Seni mengabadikan momen, itu adalah salah satu definisi yang paling tepat, menurut saya, tentang apa itu fotografi. Mungkin ada banyak yang lebih menyukai definisi lainnya, seperti ‘melukis dengan cahaya’, tetapi dalam pandangan saya, sang penggemar fotografi, arti fotografi yang pertama lebih mengena.

Berrnice Abbot, seorang fotografer wanita asal Amerika Serikat pernah berkata :

‘Photography can only represent the present. Once photographed, the subject becomes part of the past’

(Fotografi hanya bisa mewakili masa kini.
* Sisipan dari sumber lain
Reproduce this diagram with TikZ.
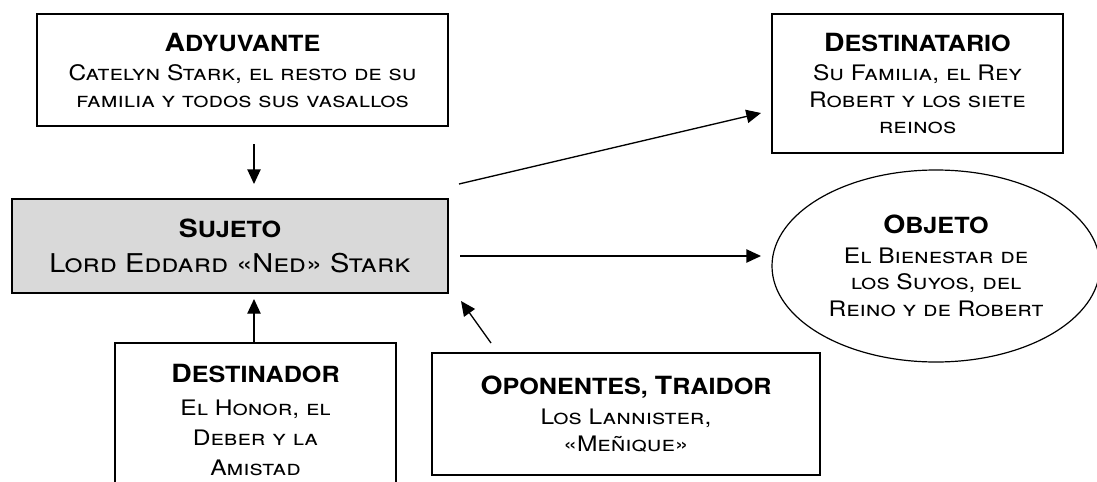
\documentclass[tikz,border=0pt]{standalone}
\usepackage{fontspec}
\setmainfont{TeX Gyre Heros}[FakeStretch=1.12]
\newfontfamily\bodyfam{TeX Gyre Heros}[FakeStretch=1.15]
\newfontfamily\ttlfam{TeX Gyre Heros}[FakeStretch=1.13]
\usetikzlibrary{arrows.meta,shapes.geometric}
\newcommand\ttlf{\ttlfam\fontsize{16.7}{22.5}\selectfont\bfseries}
\newcommand\Ini[1]{{\fontsize{18.8}{22.5}\selectfont #1}}
\newcommand\bodyf{\bodyfam\fontsize{16}{20}\selectfont\mdseries\scshape}
\newcommand\dorf{\bodyfam\fontsize{16}{22.5}\selectfont\mdseries\scshape}
\newcommand\bigbodyf{\fontsize{19.4}{26}\selectfont\mdseries\scshape}
\tikzset{
  box/.style={draw=black, line width=1.5pt, inner sep=0pt, align=center, text=black, font=\bodyf},
  subj/.style={box, fill=black!15, font=\bigbodyf},
  goal/.style={draw=black, line width=0.9pt, ellipse, inner sep=0pt, align=center, font=\bodyf},
  arr/.style={line width=1pt, -{Triangle[length=11pt,width=10pt]}},
}
\begin{document}
\begin{tikzpicture}[x=0.75pt,y=-0.75pt]
\useasboundingbox (0,0) rectangle (1097,482);
\clip (0,0) rectangle (1097,482);
\fill[white] (0,0) rectangle (1097,482);

\node[box, minimum width=308.25pt, minimum height=84pt] (ady) at (242.5,70)
  {\ttlf\Ini{A}DYUVANTE\\[2pt]Catelyn Stark, el resto de su\\familia y todos sus vasallos};

\node[subj, minimum width=327pt, minimum height=70.5pt] (suj) at (230,246)
  {\ttlf\Ini{S}UJETO\\Lord Eddard «Ned» Stark};

\node[box, minimum width=218.25pt, minimum height=104.25pt] (dest) at (917.5,83.5)
  {\ttlf\Ini{D}ESTINATARIO\\[2pt]Su Familia, el Rey\\Robert y los siete\\reinos};

\node[goal, minimum width=246pt, minimum height=144pt] (obj) at (936,266)
  {\ttlf\Ini{O}BJETO\\[2pt]El Bienestar de\\los Suyos, del\\Reino y de Robert};

\node[box, font=\dorf, minimum width=210.75pt, minimum height=115.5pt] (dor) at (255.5,420)
  {\ttlf\Ini{D}ESTINADOR\\[2pt]El Honor, el\\Deber y la\\Amistad};

\node[box, minimum width=291pt, minimum height=91.5pt] (opo) at (626,414)
  {\ttlf\Ini{O}PONENTES, \Ini{T}RAIDOR\\[3pt]Los Lannister,\\«Meñique»};

\coordinate (a1s) at (254,144);
\coordinate (a1e) at (254,184);
\draw[arr] (a1s) -- (a1e);

\draw[arr, shorten >=3.75pt] (dor.north -| 254,0) -- (254,0 |- suj.south);

\coordinate (a3s) at (491,343);
\coordinate (a3e) at (461,301);
\draw[arr] (a3s) -- (a3e);

\coordinate (a4s) at (460,256);
\coordinate (a4e) at (761,256);
\draw[arr] (a4s) -- (a4e);

\coordinate (a5s) at (459,184);
\coordinate (a5e) at (761,113);
\draw[arr] (a5s) -- (a5e);
\end{tikzpicture}
\end{document}
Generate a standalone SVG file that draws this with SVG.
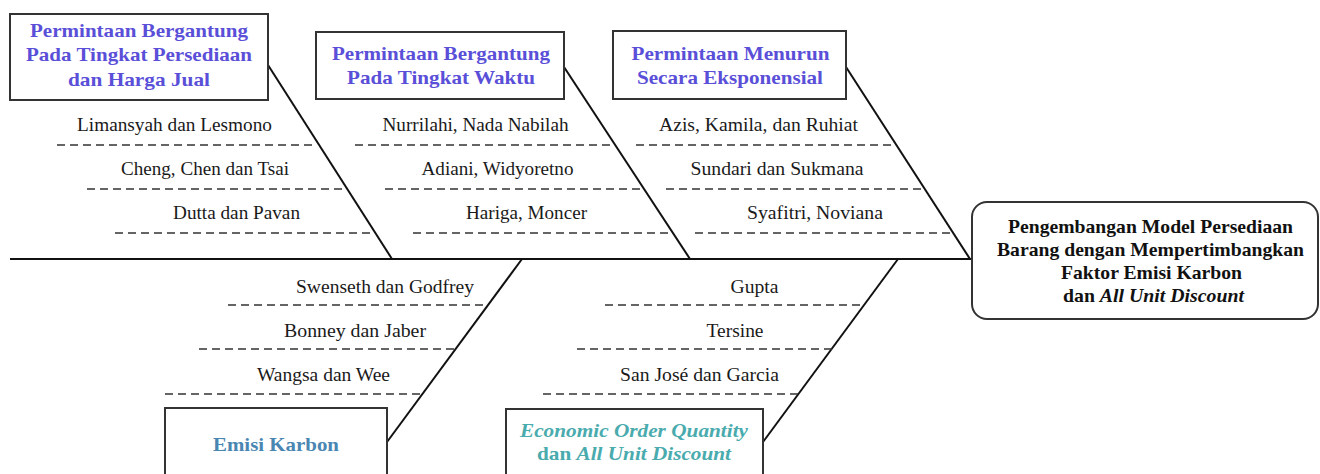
<svg xmlns="http://www.w3.org/2000/svg" width="1320" height="474" viewBox="0 0 1320 474">
<style>
.box{fill:#fff;stroke:#333;stroke-width:2}
.bone{stroke:#111;stroke-width:2;fill:none}
.dash{stroke:#333;stroke-width:1.6;stroke-dasharray:8 5;fill:none}
.lbl{font-family:"Liberation Serif","Times New Roman",serif;font-size:18px;fill:#1a1a1a;text-anchor:middle}
.ttl{font-family:"Liberation Serif","Times New Roman",serif;font-size:19px;font-weight:bold;text-anchor:middle}
.blue{fill:#5a4fd8}
.steel{fill:#4a86b2}
.teal{fill:#4aabae}
.dark{fill:#111}
.it{font-style:italic}
</style>
<rect width="1320" height="474" fill="#fff"/>
<g id="connectors">
<line class="bone" x1="10" y1="259" x2="973" y2="259"/>
<line class="bone" x1="268" y1="65" x2="392" y2="259"/>
<line class="bone" x1="564" y1="67" x2="690" y2="259"/>
<line class="bone" x1="846" y1="67" x2="970" y2="259"/>
<line class="bone" x1="387" y1="442" x2="522" y2="259"/>
<line class="bone" x1="763" y1="442" x2="898" y2="259"/>
<line class="dash" x1="57" y1="145" x2="315" y2="145"/>
<line class="dash" x1="87" y1="189" x2="344" y2="189"/>
<line class="dash" x1="115" y1="233" x2="373" y2="233"/>
<line class="dash" x1="355" y1="145" x2="613" y2="145"/>
<line class="dash" x1="385" y1="189" x2="642" y2="189"/>
<line class="dash" x1="413" y1="233" x2="670" y2="233"/>
<line class="dash" x1="636" y1="145" x2="894" y2="145"/>
<line class="dash" x1="666" y1="189" x2="923" y2="189"/>
<line class="dash" x1="695" y1="233" x2="953" y2="233"/>
<line class="dash" x1="228" y1="305" x2="487" y2="305"/>
<line class="dash" x1="199" y1="349" x2="455" y2="349"/>
<line class="dash" x1="165" y1="394" x2="423" y2="394"/>
<line class="dash" x1="605" y1="305" x2="864" y2="305"/>
<line class="dash" x1="577" y1="349" x2="833" y2="349"/>
<line class="dash" x1="543" y1="394" x2="799" y2="394"/>
</g>
<g id="labels">
<text class="lbl" x="174.5" y="131" textLength="195" lengthAdjust="spacingAndGlyphs">Limansyah dan Lesmono</text>
<text class="lbl" x="205" y="175" textLength="168" lengthAdjust="spacingAndGlyphs">Cheng, Chen dan Tsai</text>
<text class="lbl" x="236.5" y="219" textLength="127" lengthAdjust="spacingAndGlyphs">Dutta dan Pavan</text>
<text class="lbl" x="475.5" y="131" textLength="186" lengthAdjust="spacingAndGlyphs">Nurrilahi, Nada Nabilah</text>
<text class="lbl" x="497.5" y="175" textLength="152" lengthAdjust="spacingAndGlyphs">Adiani, Widyoretno</text>
<text class="lbl" x="526.5" y="219" textLength="121" lengthAdjust="spacingAndGlyphs">Hariga, Moncer</text>
<text class="lbl" x="758.5" y="131" textLength="199" lengthAdjust="spacingAndGlyphs">Azis, Kamila, dan Ruhiat</text>
<text class="lbl" x="777" y="175" textLength="173" lengthAdjust="spacingAndGlyphs">Sundari dan Sukmana</text>
<text class="lbl" x="815" y="219" textLength="136" lengthAdjust="spacingAndGlyphs">Syafitri, Noviana</text>
<text class="lbl" x="385" y="293" textLength="178" lengthAdjust="spacingAndGlyphs">Swenseth dan Godfrey</text>
<text class="lbl" x="355" y="337" textLength="142" lengthAdjust="spacingAndGlyphs">Bonney dan Jaber</text>
<text class="lbl" x="323.5" y="381" textLength="133" lengthAdjust="spacingAndGlyphs">Wangsa dan Wee</text>
<text class="lbl" x="754.5" y="293" textLength="48" lengthAdjust="spacingAndGlyphs">Gupta</text>
<text class="lbl" x="735" y="337" textLength="57" lengthAdjust="spacingAndGlyphs">Tersine</text>
<text class="lbl" x="699.5" y="381" textLength="159" lengthAdjust="spacingAndGlyphs">San José dan Garcia</text>
</g>
<g id="cat-persediaan-harga">
<rect class="box" x="10" y="14" width="258" height="86"/>
<text class="ttl blue" x="139" y="37" textLength="218" lengthAdjust="spacingAndGlyphs">Permintaan Bergantung</text>
<text class="ttl blue" x="139" y="61" textLength="226" lengthAdjust="spacingAndGlyphs">Pada Tingkat Persediaan</text>
<text class="ttl blue" x="139" y="86" textLength="142" lengthAdjust="spacingAndGlyphs">dan Harga Jual</text>
</g>
<g id="cat-waktu">
<rect class="box" x="316" y="32" width="248" height="67"/>
<text class="ttl blue" x="441" y="60" textLength="218" lengthAdjust="spacingAndGlyphs">Permintaan Bergantung</text>
<text class="ttl blue" x="441" y="84" textLength="188" lengthAdjust="spacingAndGlyphs">Pada Tingkat Waktu</text>
</g>
<g id="cat-eksponensial">
<rect class="box" x="613" y="31" width="233" height="68"/>
<text class="ttl blue" x="730.5" y="60" textLength="198" lengthAdjust="spacingAndGlyphs">Permintaan Menurun</text>
<text class="ttl blue" x="730" y="84" textLength="186" lengthAdjust="spacingAndGlyphs">Secara Eksponensial</text>
</g>
<g id="cat-emisi">
<rect class="box" x="165" y="408" width="222" height="90"/>
<text class="ttl steel" x="276" y="451" textLength="126" lengthAdjust="spacingAndGlyphs">Emisi Karbon</text>
</g>
<g id="cat-eoq">
<rect class="box" x="506" y="409" width="257" height="90"/>
<text class="ttl teal it" x="634" y="437" textLength="228" lengthAdjust="spacingAndGlyphs">Economic Order Quantity</text>
<text class="ttl teal" x="634" y="460" textLength="194" lengthAdjust="spacingAndGlyphs">dan <tspan class="it">All Unit Discount</tspan></text>
</g>
<g id="effect">
<rect class="box" x="972" y="202" width="346" height="117" rx="15"/>
<text class="ttl dark" x="1150.5" y="233" textLength="285" lengthAdjust="spacingAndGlyphs">Pengembangan Model Persediaan</text>
<text class="ttl dark" x="1150.5" y="256" textLength="307" lengthAdjust="spacingAndGlyphs">Barang dengan Mempertimbangkan</text>
<text class="ttl dark" x="1151.5" y="279" textLength="181" lengthAdjust="spacingAndGlyphs">Faktor Emisi Karbon</text>
<text class="ttl dark" x="1153.5" y="302" textLength="181" lengthAdjust="spacingAndGlyphs">dan <tspan class="it">All Unit Discount</tspan></text>
</g>
</svg>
Setelah diabadikan, subyek menjadi bagian dari masa lalu)

Kutipan dari sang fotografer awal abad ke-20 ini mengibaratkan bahwa kehidupan manusia bagaikan rangkaian trilyunan slide foto yang terus berjalan. Tidak ada jalan mundur alias kemungkinan diputar ulang.

Semuanya akan terus berjalan maju.

Ketika seseorang menggunakan kameranya untuk merekam sesuatu, maka ia sebenarnya sedang merekam sebuah momen dan bagian dari kehidupan itu sendiri.

Sepotong. Hanya sepotong, tidak lebih.

Momen itu akan terekam dalam bentuk gambar atau foto yang bisa terlihat.

Bagaimana cara dan tehniknya, itu adalah hal terpisah, tetapi fotografi memang dilahirkan untuk menangkap momen-momen dalam kehidupan yang dianggap penting dan bermakna oleh manusia.

Momen-momen yang hendak direkam oleh kamera bisa berupa peristiwa-peristiwa bahagia, sedih, senang, marah, takjub dan lain sebagainya.

Sesuatu yang dianggap berharga oleh manusia.

Berharga karena mereka tahu bahwa momen-momen ini tidak akan pernah terulang kembali. Semua hanya terjadi satu kali dalam hidup manusia. Sangat jarang sebuah momen akan terulang kembali.

Itulah mengapa Berenice Abbot mengatakan demikian. Hal itu karena ia sangat menyadari bahwa kehidupan manusia tidak akan berputar ke masa lalu.

Itulah mengapa saya berpikir, fotografi adalah tentang mengabadikan momen dibandingkan melukis dengan cahaya.